Prior to Spanish governance, there was Native American activity in the area around Goat Canyon; the impact of this activity includes petroglyphs and pictograms in Carrizo Gorge. The last Native Americans to live in the area were the Kumeyaay. Later cattle ranchers utilized the area. Beginning in 1912, construction began on the San Diego and Arizona Eastern Railway in the area. The Carrizo Gorge portion of the line, including Goat Canyon, was the final portion to be completed. A railroad tunnel of The San Diego and Arizona Railway, Tunnel number 15, was built into the side of the canyon but it collapsed in 1932. The collapse was caused by an earthquake, which dramatically changed the inclination of Tunnel number 15. After Tunnel number 15 collapsed, it was decided that it would be bypassed using a wooden trestle. During the construction of the trestle, segments were lowered into the canyon from the partially completed trestle. Construction workers took breaks in a portion of the collapsed tunnel that they called the "mud shed". The trestle was completed in 1933.

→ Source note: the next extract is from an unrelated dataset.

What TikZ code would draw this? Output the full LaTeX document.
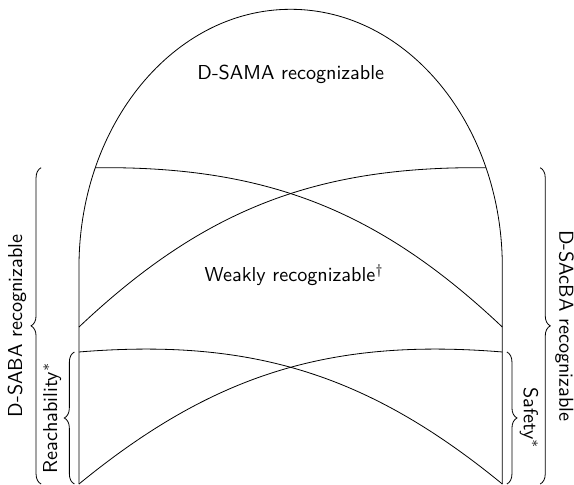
\documentclass[tikz,border=0pt]{standalone}
\usetikzlibrary{decorations.pathreplacing}

\tikzset{
  lab/.style={font=\sffamily},
  accol/.style={decorate,decoration={brace,amplitude=5pt}},
  arcin/.style={bend left=22}
}

\begin{document}
\begin{tikzpicture}
\useasboundingbox (-1.376,0) rectangle (8.624,8.432);
% la cloche
\draw (0,0) -- (0,3.78) arc[start angle=180,end angle=0,x radius=3.6875,y radius=4.49] -- (7.375,0);
\coordinate (hg) at (0.28,5.51);  \coordinate (hd) at (7.09,5.51);
\coordinate (mg) at (0,2.735);    \coordinate (md) at (7.375,2.735);
\coordinate (bg) at (0,2.30);     \coordinate (bd) at (7.375,2.30);
\coordinate (og) at (0,0);        \coordinate (od) at (7.375,0);
\draw (hg) to[arcin] (md);
\draw (mg) to[arcin] (hd);
\draw (bg) to[arcin] (od);
\draw (og) to[arcin] (bd);
\node[lab] (sama) at (3.69,7.13) {D-SAMA recognizable};
\node[lab] (weak) at (3.75,3.64) {Weakly recognizable$^\dagger$};
% accolades
\draw[accol] (-0.66,0) -- (-0.66,5.51) node[lab,midway,xshift=-12pt,rotate=90] (saba) {D-SABA recognizable};
\draw[accol] (-0.08,0) -- (-0.08,2.30) node[lab,midway,xshift=-11pt,rotate=90] (reach) {Reachability$^*$};
\draw[accol] (8.035,5.51) -- (8.035,0) node[lab,midway,xshift=12pt,rotate=-90] (sacba) {D-SAcBA recognizable};
\draw[accol] (7.455,2.30) -- (7.455,0) node[lab,midway,xshift=11pt,rotate=-90] (safe) {Safety$^*$};
\end{tikzpicture}
\end{document}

In 1976 Hurricane Kathleen's effects impacted the region around the canyon, destroying tracks and other trestles in Carrizo Gorge; the trestle over Goat Canyon was also damaged, with some of its footings destroyed during the hurricane. By 1981, repairs from the hurricane damage were completed. Heavy rains returned to the area in 1982 and 1983; this led to rail service being discontinued over Goat Canyon and through Carrizo Gorge. After repairs were again completed, trains once again ran over Goat Canyon in 2004. In 2008 the trains once again stopped running over Goat Canyon.

===Popular media===
In 1999, Huell Howser traveled to the canyon to visit the trestle over it. In 2017, the canyon was depicted in a "Mysteries of the Abandoned" episode on the Science Channel.

==Other uses==
There is another Goat Canyon in San Diego County, which is located north of the Mexico–United States barrier and south of the Tijuana River.